The growth and distribution of GM food is heavily regulated in France. Labeling is a requirement, something to which American GM food companies are totally opposed. There are no doubt big agri-businesses in France too and only one per cent of the working population is engaged in farming, but it is possible to have farm fresh produce.

Jerome talked about the weekend farmers market in his hometown Bordeaux, southwest France, where people buy fresh produce as they do in Vermont in the summer, or in India throughout the year. I asked him what the French thought about American food. In December 1999, he said, a lone French farmer demonstrated in front of McDonald’s protesting that he was fed up with American “mal-bouffe,” but the media gave the one-man protest so much publicity that overnight he became a national protest symbol. Nevertheless, he hastened to add, young people, especially in the 13-18 age group, do like to eat American fast food especially when they go to the movies.

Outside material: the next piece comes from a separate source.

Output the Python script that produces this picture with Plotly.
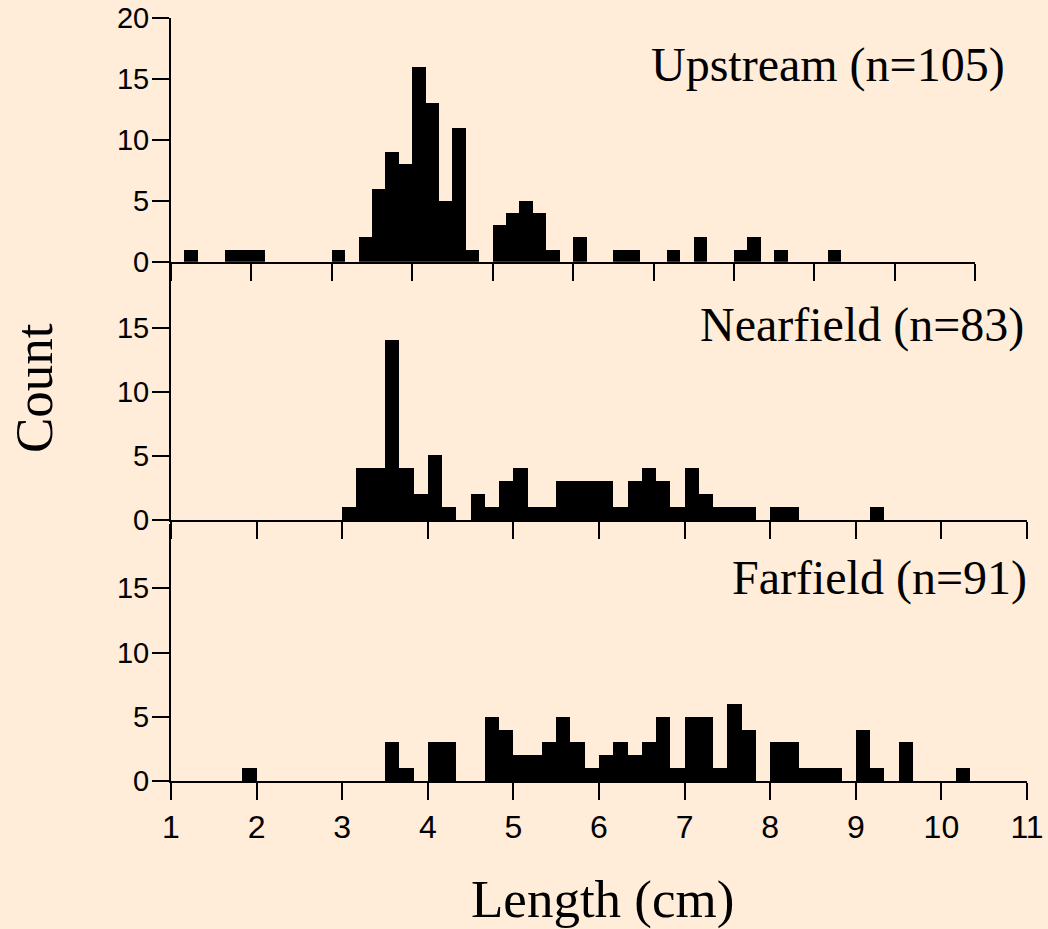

I drew his attention to a New York Times article on GM food. It quoted Pierre Lellouche, a Gaullist member of the French Parliament committee on environmental safety, who said, “The general sense here is that Americans eat garbage food, that they’re fat and they don’t know how to eat properly.” Jerome hesitated for a moment and then replied with utmost frankness: “Yes, American food is full of fat. Vegetables are not properly cooked. They taste like plastic. Everything has the same flavour.” I was not expecting this reaction but liked his honesty.

The French palate may be difficult to please, but many Indians visiting home have expressed similar prejudice: food tastes better in India, they say. In my younger days when I taught at St. Xavier’s College (Ahmedabad), we had a group of five exchange students from Harvard University. I gave some of them a crash course in Hindi and one night at a dinner I asked the group what they thought of Indian food. One of them said, “Spicy food has killed your taste buds. You don’t know what the real food tastes like.” I almost choked on the morsel. American vegetables taste like plastic and Indians’ taste buds are dead! Food generates such strong feelings in people!

But to get back to Jerome. What do the French in general think about the USA, I asked, trying to get out of the soup. Everybody in France has an American dream, he said. People envied him when they came to know that he was going to visit the USA. The French, he said, are fascinated with American technology, with America in general because everything is bigger here.

But soon the critic surfaced again and SLT Bibeyran let me have it straight: “Americans are the biggest wastrels in the world. The have lost a real sense of life. They don’t enjoy simple things, which are close to nature. They are messing up food, from the farm to the dinner plate.” President Chirac might have been too provocative in his remarks about Brits and their cuisine but he is certainly not alone how the French feel about others’ taste buds.